Unlike the naive borrowers who are sitting ducks for predatory lenders, Murray worked in the industry and knew exactly what she was getting herself into, Williams says. Moreover, servicers like Litton regularly give distressed borrowers multiple chances to catch up. There are examples of real victims who warrant a news story, she says.

As for Murray, Williams says: “She knew better.”


In April, Federal Reserve and other federal bank regulators asked lenders to take extra measures to help borrowers locked into subprime loans.

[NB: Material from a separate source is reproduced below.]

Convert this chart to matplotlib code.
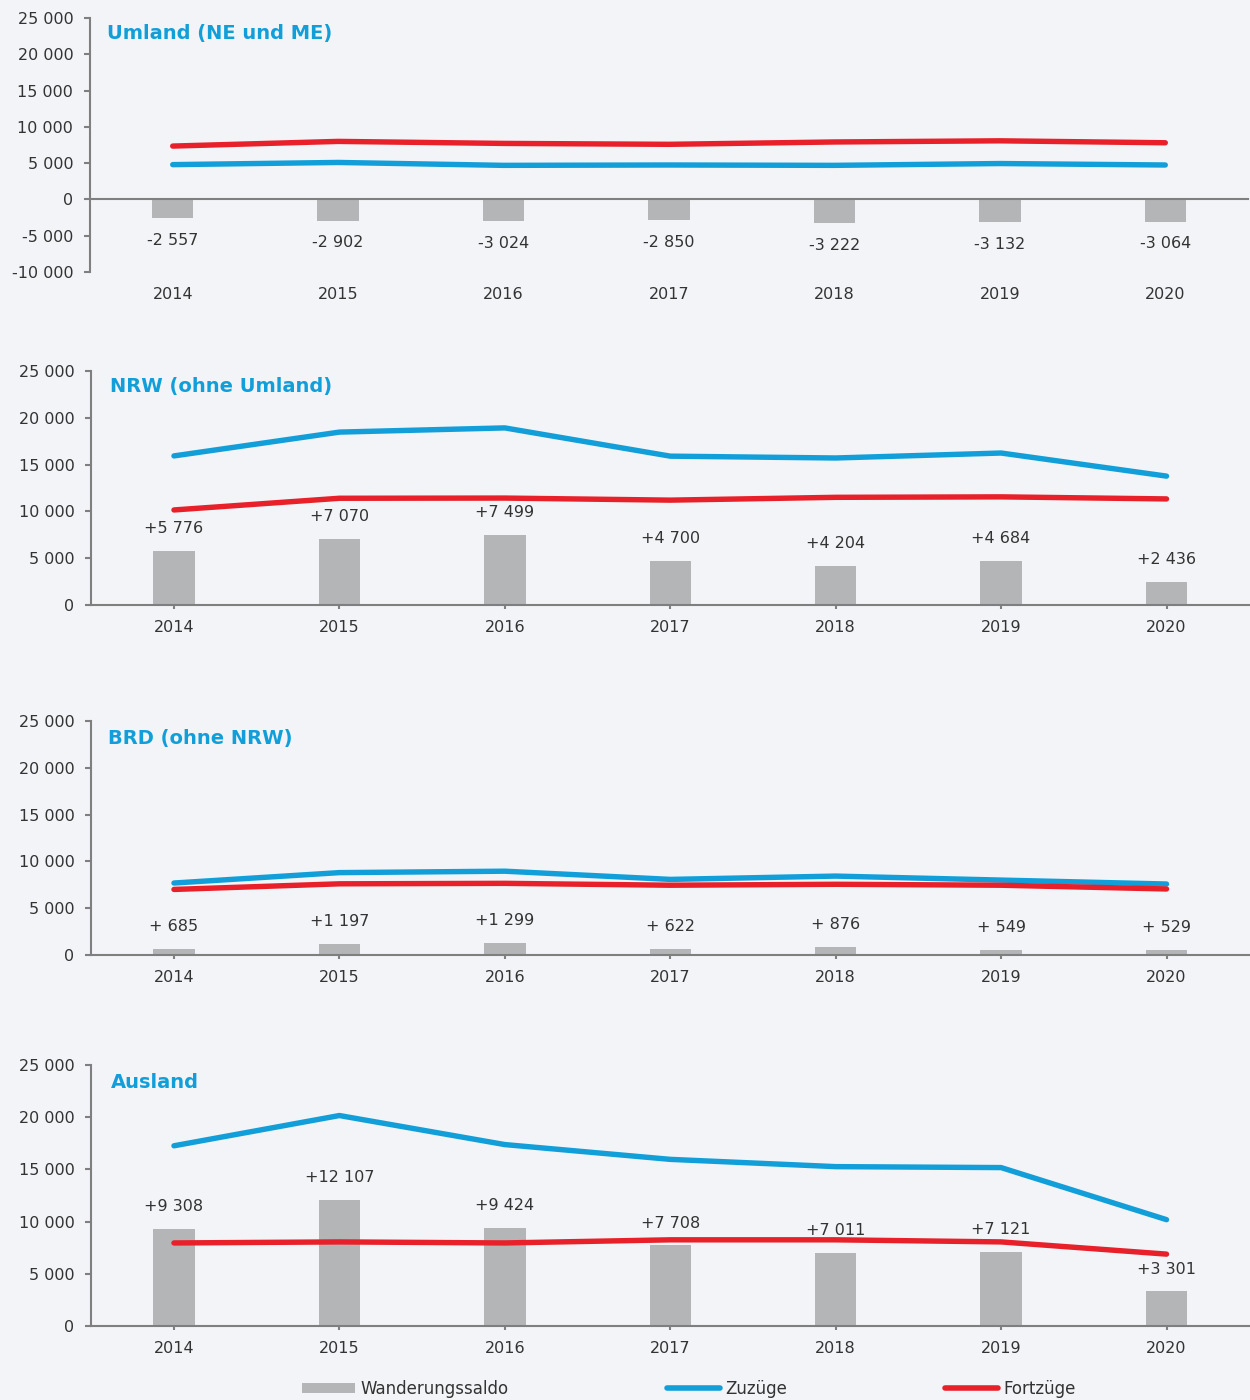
import matplotlib
matplotlib.use("Agg")
import matplotlib.pyplot as plt
from matplotlib.lines import Line2D
from matplotlib.patches import Patch

years = ["2014", "2015", "2016", "2017", "2018", "2019", "2020"]

titles = ["Umland (NE und ME)", "NRW (ohne Umland)", "BRD (ohne NRW)", "Ausland"]

saldo_umland = [-2557, -2902, -3024, -2850, -3222, -3132, -3064]
zuzuege_umland = [4800, 5100, 4700, 4750, 4700, 4950, 4750]
fortzuege_umland = [7357, 8002, 7724, 7600, 7922, 8082, 7814]

saldo_nrw = [5776, 7070, 7499, 4700, 4204, 4684, 2436]
zuzuege_nrw = [15926, 18470, 18919, 15900, 15704, 16234, 13766]
fortzuege_nrw = [10150, 11400, 11420, 11200, 11500, 11550, 11330]

saldo_brd = [685, 1197, 1299, 622, 876, 549, 529]
zuzuege_brd = [7685, 8797, 8949, 8072, 8426, 7999, 7579]
fortzuege_brd = [7000, 7600, 7650, 7450, 7550, 7450, 7050]

saldo_ausland = [9308, 12107, 9424, 7708, 7011, 7121, 3301]
zuzuege_ausland = [17258, 20157, 17374, 15958, 15261, 15171, 10181]
fortzuege_ausland = [7950, 8050, 7950, 8250, 8250, 8050, 6880]

ylims = [(-10000, 25000), (0, 25000), (0, 25000), (0, 25000)]
yticks_all = [list(range(-10000, 25001, 5000)), list(range(0, 25001, 5000)),
              list(range(0, 25001, 5000)), list(range(0, 25001, 5000))]

BG = "#f2f4f7"
BLUE = "#129fd9"
RED = "#e8202a"
GRAY = "#b3b5b6"
AXC = "#7f7f7f"
TXT = "#333333"

plt.rcParams['font.family'] = ['DejaVu Sans']

fig = plt.figure(figsize=(12.5, 14), dpi=100, facecolor=BG)

positions = [
    (0.072, 0.8057, 0.9264, 0.1814),
    (0.073, 0.5679, 0.9264, 0.1671),
    (0.073, 0.3179, 0.9264, 0.1671),
    (0.073, 0.0529, 0.9264, 0.1864),
]
title_pos = [(0.0147, 0.941), (0.0163, 0.932), (0.0145, 0.927), (0.017, 0.931)]

data = [
    (saldo_umland, zuzuege_umland, fortzuege_umland),
    (saldo_nrw, zuzuege_nrw, fortzuege_nrw),
    (saldo_brd, zuzuege_brd, fortzuege_brd),
    (saldo_ausland, zuzuege_ausland, fortzuege_ausland),
]


def fmt_tick(v):
    s = f"{abs(v):,}".replace(",", " ")
    return ("-" if v < 0 else "") + s


def fmt_saldo(v):
    if v < 0:
        return "-" + f"{abs(v):,}".replace(",", " ")
    if v < 1000:
        return f"+ {v}"
    return "+" + f"{v:,}".replace(",", " ")


x = list(range(len(years)))
for i in range(4):
    ax = fig.add_axes(positions[i])
    ax.set_facecolor(BG)
    saldo, zu, fort = data[i]
    ax.bar(x, saldo, width=0.25, color=GRAY, zorder=2)
    ax.plot(x, zu, color=BLUE, lw=3.9, zorder=4, solid_capstyle='round')
    ax.plot(x, fort, color=RED, lw=3.9, zorder=4, solid_capstyle='round')
    for xi, v in zip(x, saldo):
        off = 16 if v >= 0 else -16
        ax.annotate(fmt_saldo(v), (xi, v), xytext=(0, off), textcoords='offset points',
                    ha='center', va='center', fontsize=11.5, color=TXT, zorder=3)
    ax.set_xlim(-0.5, 6.5)
    ax.set_ylim(*ylims[i])
    ax.set_yticks(yticks_all[i])
    ax.set_yticklabels([fmt_tick(v) for v in yticks_all[i]])
    for s in ['top', 'right']:
        ax.spines[s].set_visible(False)
    ax.spines['left'].set_color(AXC)
    ax.spines['left'].set_linewidth(1.5)
    ax.spines['bottom'].set_color(AXC)
    ax.spines['bottom'].set_linewidth(1.5)
    ax.spines['bottom'].set_position(('data', 0))
    ax.tick_params(axis='y', direction='out', length=4, width=1.5, color=AXC,
                   labelsize=11.5, labelcolor=TXT, pad=8)
    ax.set_xticks(x)
    if i == 0:
        ax.set_xticklabels([])
        ax.tick_params(axis='x', direction='out', length=3, width=1.5, color=AXC)
        sec = ax.secondary_xaxis(0)
        sec.set_xticks(x)
        sec.set_xticklabels(years)
        sec.spines['bottom'].set_visible(False)
        sec.tick_params(axis='x', length=0, labelsize=11.5, labelcolor=TXT, pad=11)
    else:
        ax.set_xticklabels(years)
        ax.tick_params(axis='x', direction='out', length=3, width=1.5, color=AXC,
                       labelsize=11.5, labelcolor=TXT, pad=8)
    ax.text(title_pos[i][0], title_pos[i][1], titles[i], transform=ax.transAxes,
            ha='left', va='center', fontsize=14, fontweight='bold', color=BLUE)

handles = [
    Patch(facecolor=GRAY, edgecolor='none'),
    Line2D([0], [0], color=BLUE, lw=4, solid_capstyle='round'),
    Line2D([0], [0], color=RED, lw=4, solid_capstyle='round'),
]
labels = ["Wanderungssaldo", "Zuzüge", "Fortzüge"]
leg = fig.legend(handles, labels, loc='center', bbox_to_anchor=(0.551, 0.008), ncol=3,
                 frameon=False, fontsize=12, handlelength=3.2, handleheight=0.5,
                 handletextpad=0.3, columnspacing=9.5,
                 prop={'family': ['Liberation Sans Narrow', 'DejaVu Sans'], 'size': 12})
for t in leg.get_texts():
    t.set_color(TXT)

fig.savefig("out.png", dpi=100, facecolor=BG)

In response, the heads of mortgage giants Fannie Mae and Freddie Mac said they would help these borrowers refinance their loans. Fannie May CEO Daniel Mudd said the institution would extend loan terms from the current maximum of 30 years to 40 years. Freddie Mac CEO Richard Syron announced plans to buy approximately $20 billion of subprime loans, and lender Washington Mutual said it would refinance $2 billion in loans, switching some adjustable rate mortgages into 30-year fixed rate loans.

Murray and her family moved out of their home last week. She says she and her husband are staying with her father, while the kids are crashing with friends. It's not perfect, but it's better than before, as the family struggled to make arrangements by the move-out deadline. “I'm in limbo,” Murray had said then.

Unfortunately, she was not one of the 70,000 borrowers Litton claims to have recently saved.

“There's a lot of people out there who have homes because of the great work [of] our 1,500 people here that believe in what they do every day,” Larry Jr. says. “I wish I could help everybody.”